▸ WRITTEN TASK
The line containing "-1.8, 1.7, 6.8];" marks the end: extract everything from the first line of the data through that line, exactly, with no pictures.

▸ DATA SEGMENT
========================
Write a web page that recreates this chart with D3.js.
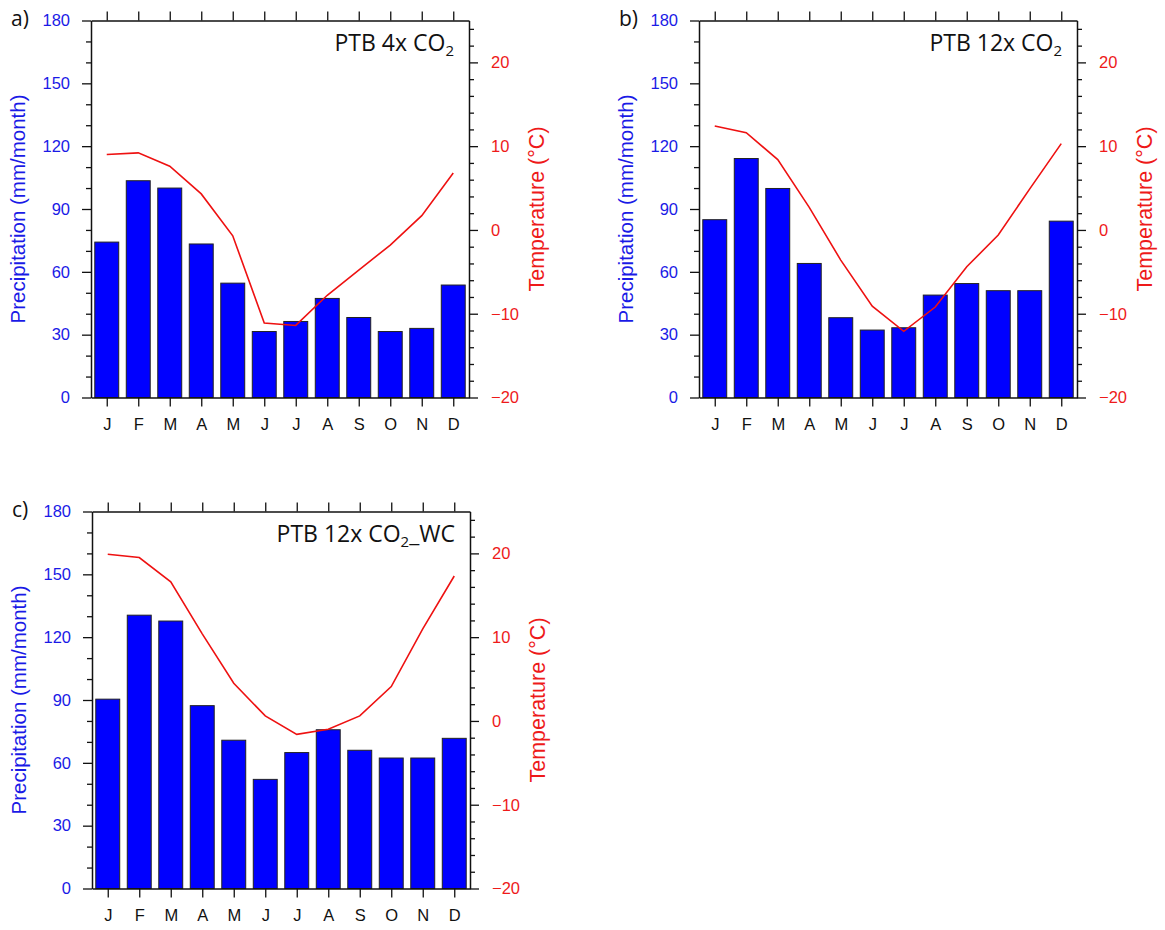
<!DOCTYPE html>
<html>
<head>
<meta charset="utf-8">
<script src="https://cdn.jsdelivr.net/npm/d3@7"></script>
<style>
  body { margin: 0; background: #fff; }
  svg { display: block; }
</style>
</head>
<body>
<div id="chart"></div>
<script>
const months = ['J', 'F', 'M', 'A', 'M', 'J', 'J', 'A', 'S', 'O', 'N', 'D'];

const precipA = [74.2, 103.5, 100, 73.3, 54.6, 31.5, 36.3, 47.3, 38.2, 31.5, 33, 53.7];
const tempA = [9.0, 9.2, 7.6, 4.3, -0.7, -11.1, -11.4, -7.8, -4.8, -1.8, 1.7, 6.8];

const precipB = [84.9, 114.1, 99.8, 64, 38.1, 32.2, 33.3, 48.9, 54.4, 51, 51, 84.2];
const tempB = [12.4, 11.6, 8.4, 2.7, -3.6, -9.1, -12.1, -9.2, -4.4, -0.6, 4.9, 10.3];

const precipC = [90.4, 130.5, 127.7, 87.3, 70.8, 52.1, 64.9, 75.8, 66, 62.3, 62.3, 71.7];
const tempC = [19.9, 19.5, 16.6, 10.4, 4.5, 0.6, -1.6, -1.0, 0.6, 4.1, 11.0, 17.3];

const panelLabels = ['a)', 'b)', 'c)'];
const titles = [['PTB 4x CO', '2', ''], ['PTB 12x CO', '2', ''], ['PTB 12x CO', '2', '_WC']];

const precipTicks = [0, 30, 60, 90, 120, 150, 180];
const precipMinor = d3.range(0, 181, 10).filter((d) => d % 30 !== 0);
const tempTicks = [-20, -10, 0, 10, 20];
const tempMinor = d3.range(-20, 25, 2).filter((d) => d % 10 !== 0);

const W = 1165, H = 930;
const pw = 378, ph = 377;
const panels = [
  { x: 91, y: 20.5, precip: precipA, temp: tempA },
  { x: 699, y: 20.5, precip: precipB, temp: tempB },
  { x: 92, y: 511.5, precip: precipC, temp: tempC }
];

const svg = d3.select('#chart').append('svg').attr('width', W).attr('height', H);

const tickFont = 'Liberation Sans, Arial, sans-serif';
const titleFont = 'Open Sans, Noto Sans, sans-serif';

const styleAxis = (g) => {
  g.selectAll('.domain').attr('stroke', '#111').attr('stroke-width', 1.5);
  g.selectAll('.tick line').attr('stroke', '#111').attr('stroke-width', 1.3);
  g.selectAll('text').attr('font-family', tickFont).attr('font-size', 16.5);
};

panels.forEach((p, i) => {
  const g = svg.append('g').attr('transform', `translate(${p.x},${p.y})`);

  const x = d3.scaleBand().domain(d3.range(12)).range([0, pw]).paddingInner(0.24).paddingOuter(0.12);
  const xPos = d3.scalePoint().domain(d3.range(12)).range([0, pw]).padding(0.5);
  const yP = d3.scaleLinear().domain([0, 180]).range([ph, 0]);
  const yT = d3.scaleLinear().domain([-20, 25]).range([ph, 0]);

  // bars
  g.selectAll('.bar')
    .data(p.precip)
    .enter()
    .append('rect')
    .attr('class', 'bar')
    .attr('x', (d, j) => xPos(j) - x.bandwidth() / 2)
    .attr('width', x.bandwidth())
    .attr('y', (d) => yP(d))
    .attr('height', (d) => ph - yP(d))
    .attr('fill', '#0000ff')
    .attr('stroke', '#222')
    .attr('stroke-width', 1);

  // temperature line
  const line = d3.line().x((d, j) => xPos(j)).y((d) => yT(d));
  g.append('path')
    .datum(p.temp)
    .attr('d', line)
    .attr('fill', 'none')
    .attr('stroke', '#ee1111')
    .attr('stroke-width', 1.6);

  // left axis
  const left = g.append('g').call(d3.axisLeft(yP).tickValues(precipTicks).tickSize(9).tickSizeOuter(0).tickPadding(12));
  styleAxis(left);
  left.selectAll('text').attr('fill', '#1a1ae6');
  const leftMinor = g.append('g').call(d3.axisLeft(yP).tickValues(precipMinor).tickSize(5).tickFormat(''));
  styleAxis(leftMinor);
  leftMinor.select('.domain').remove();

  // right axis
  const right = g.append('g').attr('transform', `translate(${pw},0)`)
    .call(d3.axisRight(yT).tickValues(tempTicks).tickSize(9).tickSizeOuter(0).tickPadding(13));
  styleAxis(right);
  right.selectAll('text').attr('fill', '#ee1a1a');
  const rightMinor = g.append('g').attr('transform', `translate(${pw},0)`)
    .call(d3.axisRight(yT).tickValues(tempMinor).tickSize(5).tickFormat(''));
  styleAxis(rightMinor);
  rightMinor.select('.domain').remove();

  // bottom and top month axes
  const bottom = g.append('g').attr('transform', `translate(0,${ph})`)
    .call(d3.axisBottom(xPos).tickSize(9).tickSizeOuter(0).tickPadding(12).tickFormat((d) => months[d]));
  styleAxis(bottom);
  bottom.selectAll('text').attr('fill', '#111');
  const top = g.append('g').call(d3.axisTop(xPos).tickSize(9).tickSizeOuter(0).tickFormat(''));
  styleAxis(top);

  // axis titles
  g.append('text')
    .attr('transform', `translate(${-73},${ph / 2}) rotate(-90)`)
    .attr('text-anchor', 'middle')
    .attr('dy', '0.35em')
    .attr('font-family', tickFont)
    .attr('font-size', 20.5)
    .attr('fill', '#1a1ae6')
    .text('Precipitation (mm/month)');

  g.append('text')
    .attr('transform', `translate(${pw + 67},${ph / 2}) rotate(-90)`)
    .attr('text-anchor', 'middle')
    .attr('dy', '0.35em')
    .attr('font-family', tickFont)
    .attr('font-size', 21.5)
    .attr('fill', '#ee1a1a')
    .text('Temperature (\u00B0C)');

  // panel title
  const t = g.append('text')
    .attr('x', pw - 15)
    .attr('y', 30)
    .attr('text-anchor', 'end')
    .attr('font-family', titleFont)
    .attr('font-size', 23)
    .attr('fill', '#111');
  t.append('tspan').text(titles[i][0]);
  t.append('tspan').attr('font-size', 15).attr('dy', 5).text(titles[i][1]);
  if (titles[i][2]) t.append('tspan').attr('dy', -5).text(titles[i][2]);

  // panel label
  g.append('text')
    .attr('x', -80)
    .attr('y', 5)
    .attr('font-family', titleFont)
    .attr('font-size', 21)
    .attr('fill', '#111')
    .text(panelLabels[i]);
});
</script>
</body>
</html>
========================
▸ COMPLETED TASK
Write a web page that recreates this chart with D3.js.
<!DOCTYPE html>
<html>
<head>
<meta charset="utf-8">
<script src="https://cdn.jsdelivr.net/npm/d3@7"></script>
<style>
  body { margin: 0; background: #fff; }
  svg { display: block; }
</style>
</head>
<body>
<div id="chart"></div>
<script>
const months = ['J', 'F', 'M', 'A', 'M', 'J', 'J', 'A', 'S', 'O', 'N', 'D'];

const precipA = [74.2, 103.5, 100, 73.3, 54.6, 31.5, 36.3, 47.3, 38.2, 31.5, 33, 53.7];
const tempA = [9.0, 9.2, 7.6, 4.3, -0.7, -11.1, -11.4, -7.8, -4.8, -1.8, 1.7, 6.8];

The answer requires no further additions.